The chases haven't been limited to the freeway.
Several suspects have been busted after chases on city streets in the East Bay.
"The expectation is that the violator will yield to the emergency vehicle," said CHP Officer John Fransen, a spokesman for the agency's Golden Gate Division, which encompasses the Bay Area.
Most drivers do top - even if they've been clocked going as fast as 150 mph.
But those who don't think they own the road, authorities say. And with fewer cars on the road these days, fleeing felons may be going faster.
"It has the potential to reach higher speeds because there's less obstacles - but the problem is, there's still obstacles," Fransen said.

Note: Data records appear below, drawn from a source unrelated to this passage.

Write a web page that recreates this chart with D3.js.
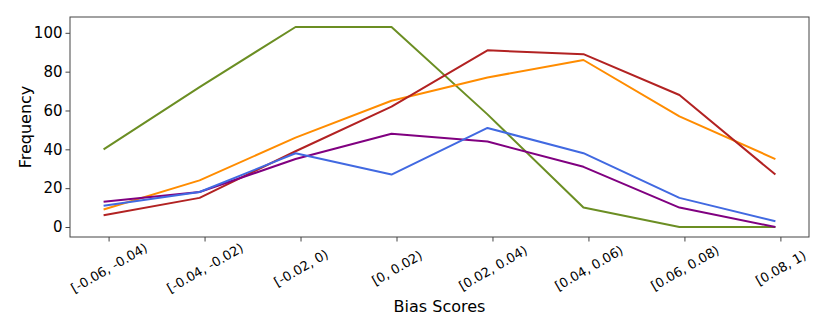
<!DOCTYPE html>
<html>
<head>
<meta charset="utf-8">
<script src="https://cdn.jsdelivr.net/npm/d3@7"></script>
<style>
  body { margin: 0; background: #fff; }
  svg { display: block; font-family: "DejaVu Sans", sans-serif; }
</style>
</head>
<body>
<div id="chart"></div>
<script>
// bins on the x axis
const categories = ["[-0.06, -0.04)", "[-0.04, -0.02)", "[-0.02, 0)", "[0, 0.02)",
                    "[0.02, 0.04)", "[0.04, 0.06)", "[0.06, 0.08)", "[0.08, 1)"];
const greenValues  = [40, 72, 103, 103, 58, 10, 0, 0];
const orangeValues = [9, 24, 46, 65, 77, 86, 57, 35];
const redValues    = [6, 15, 39, 62, 91, 89, 68, 27];
const blueValues   = [11, 18, 38, 27, 51, 38, 15, 3];
const purpleValues = [13, 18, 35, 48, 44, 31, 10, 0];
const yTicks = [0, 20, 40, 60, 80, 100];

const series = [
    { name: "green", color: "#6b8e23", values: greenValues },
    { name: "orange", color: "#ff8c00", values: orangeValues },
    { name: "red", color: "#b22222", values: redValues },
    { name: "purple", color: "#800080", values: purpleValues },
    { name: "blue", color: "#4169e1", values: blueValues }
];

const width = 830, height = 332;
const plotLeft = 70, plotRight = 809, plotTop = 17, plotBottom = 237;
const tickShift = 0.052; // ticks sit a bit right of the points

let svg = d3.select("#chart")
    .append("svg")
    .attr("width", width)
    .attr("height", height);

let n = categories.length;
let pad = (n - 1) * 0.05;
let x = d3.scaleLinear()
    .domain([-pad, n - 1 + pad])
    .range([plotLeft, plotRight]);

let yMax = d3.max(series, s => d3.max(s.values));
let yPad = yMax * 0.05;
let y = d3.scaleLinear()
    .domain([-yPad, yMax + yPad])
    .range([plotBottom, plotTop]);

let line = d3.line()
    .x((d, i) => x(i))
    .y(d => y(d));

svg.selectAll(".series")
    .data(series)
    .enter()
    .append("path")
    .attr("class", "series")
    .attr("d", d => line(d.values))
    .attr("fill", "none")
    .attr("stroke", d => d.color)
    .attr("stroke-width", 2)
    .attr("stroke-linejoin", "round");

// frame
svg.append("rect")
    .attr("x", plotLeft)
    .attr("y", plotTop)
    .attr("width", plotRight - plotLeft)
    .attr("height", plotBottom - plotTop)
    .attr("fill", "none")
    .attr("stroke", "#444")
    .attr("stroke-width", 1);

let yAxis = svg.append("g")
    .attr("transform", "translate(" + plotLeft + ",0)")
    .call(d3.axisLeft(y).tickValues(yTicks).tickSize(4.5).tickPadding(3).tickSizeOuter(0));
yAxis.select(".domain").remove();
yAxis.selectAll("line").attr("stroke", "#444");
yAxis.selectAll("text")
    .attr("font-size", 15)
    .attr("font-family", "DejaVu Sans")
    .attr("fill", "#000");

let xAxis = svg.append("g")
    .attr("transform", "translate(0," + plotBottom + ")")
    .call(d3.axisBottom(x)
        .tickValues(d3.range(n).map(i => i + tickShift))
        .tickFormat((d, i) => categories[i])
        .tickSize(4.5)
        .tickSizeOuter(0));
xAxis.select(".domain").remove();
xAxis.selectAll("line").attr("stroke", "#444");
xAxis.selectAll("text")
    .attr("font-size", 13)
    .attr("font-family", "DejaVu Sans")
    .attr("fill", "#000")
    .attr("y", 0)
    .attr("dy", "0.35em")
    .attr("text-anchor", "middle")
    .attr("transform", "translate(0,31) rotate(-30)");

svg.append("text")
    .attr("x", (plotLeft + plotRight) / 2)
    .attr("y", 312)
    .attr("text-anchor", "middle")
    .attr("font-size", 16)
    .text("Bias Scores");

svg.append("text")
    .attr("transform", "translate(31," + (plotTop + plotBottom) / 2 + ") rotate(-90)")
    .attr("text-anchor", "middle")
    .attr("font-size", 16)
    .text("Frequency");
</script>
</body>
</html>
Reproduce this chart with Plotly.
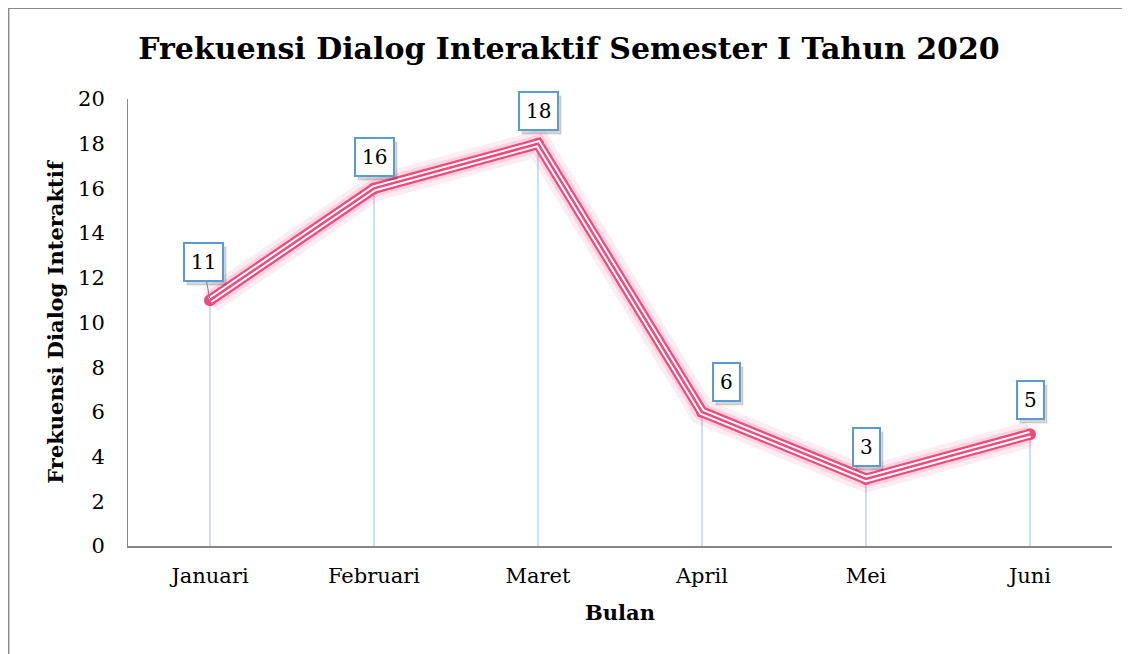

Obstacles - like other cars. On Saturday, a man in a stolen Ford Fusion went the wrong way on Highway 101 in Sonoma County. He was arrested after Marin County sheriff's deputies used "spike strips" to flatten his tires.
On Sunday, a CHP helicopter was overhead when officers chased a suspect from Vallejo. An officer on the ground laid out a spike strip on I-80 in Emeryville.
"We have another spike at Powell, it's going to be the slow lane," the officer radioed.
The suspect stopped the car in North Oakland and ran off.
"MLK and Aileen," a CHP officer reported from the helicopter. "I have the driver... Foot bail, now heading southbound MLK.
That suspect was quickly caught.
A few days before that, another suspect led CHP officers on a chase that streaked from San Francisco to the Oakland International Airport to Orinda.
Officers again used a spike strip.
"H-30, he's lost a wheel, tenth of a mile past Wilder, towards the shoulder, 55 mph," the officer reported from the helicopter.
One by one, the wheels fell off.
"H-30 lost another wheel at Fish Ranch."
And just before the Caldecott Tunnel, the takedown.
"H-30 we have sufficient units ,slow everybody else Code 2," the officer said, referring to patrol cars getting there fast but without lights and sirens.
"The reality is, most of these people aren't going to be able to not only outrun the radio and our aircraft units," Fransen said "We're going to get ground units in position."